Questi sono giorni in cui il pensiero mi riporta a tredici anni fa, quando fui incaricato dalla curia a prendermi cura, in qualità d’infermiere, dell’Arcivescovo Alessandro Maria Gottardi.
Prima di allora quest’uomo l’avevo incontrato nella sua residenza estiva in Val di Sella (Valsugana) quando, piccolo, mi aveva tenuto sulle sue ginocchia come fa un nonno con il nipotino. Poi l’ho rivisto in occasione della mia cresima e, di tanto in tanto, in Duomo durante le solenni celebrazioni liturgiche.
Un volto, il suo, che mi ha accompagnato fin dall’infanzia. Una presenza che però mi trasmetteva soggezione, austerità e timore; questo fino a quando la sua malattia mi ha dato modo di rincontrarlo e di stargli vicino negli ultimi tre anni della sua vita, fino alla morte (2001). In questo tempo entrambi ci siamo conosciuti, svelati ed io, di mons.

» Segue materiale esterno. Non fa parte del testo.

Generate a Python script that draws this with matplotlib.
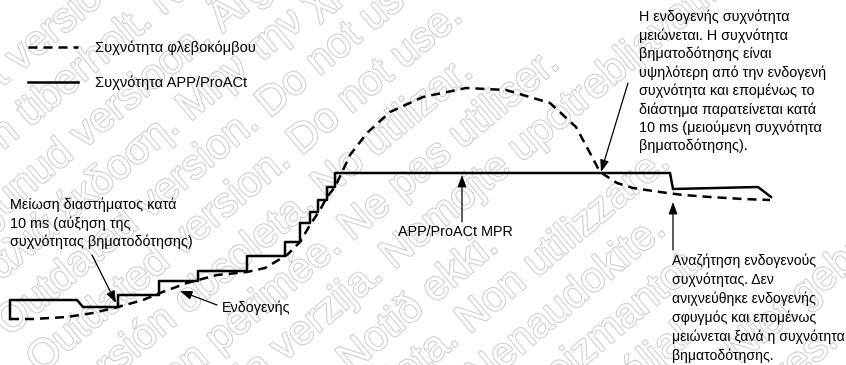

Gottardi, ho toccato con mano la sua grande saggezza e umanità.
Dentro a quest’uomo austero, si nascondeva un cuore di bambino, aperto alla meraviglia, con lo sguardo rivolto al presente e al futuro come se gli appartenesse per altri cent’anni, ma con la libertà di chi sa ed è pronto a lasciare ogni cosa e ad uscire di scena in ogni momento. Nonostante vecchiaia e malattia l’avessero privato del contatto con la sua gente, nel suo vivere di tutti i giorni, la solitudine non era motivo di angoscia né di disperazione e per i pochi che gli sono stati vicino fino alla fine (signora Elena, don Sergio, don Cornelio, don Luciano e altri ancora) era evidente che la sua, era una solitudine abitata da Dio e quindi, proprio per questo, vissuta come dono.
Anche nel suo morire circondato dai seminaristi, alcuni dei quali oggi sacerdoti, ha testimoniato che il suo vivere è stato Cristo e il suo morire gli avrebbe aperto gli occhi su colui per il quale ha vissuto come sacerdote, come pastore, ma soprattutto come uomo di Dio. Questo è il ricordo che ho di lui.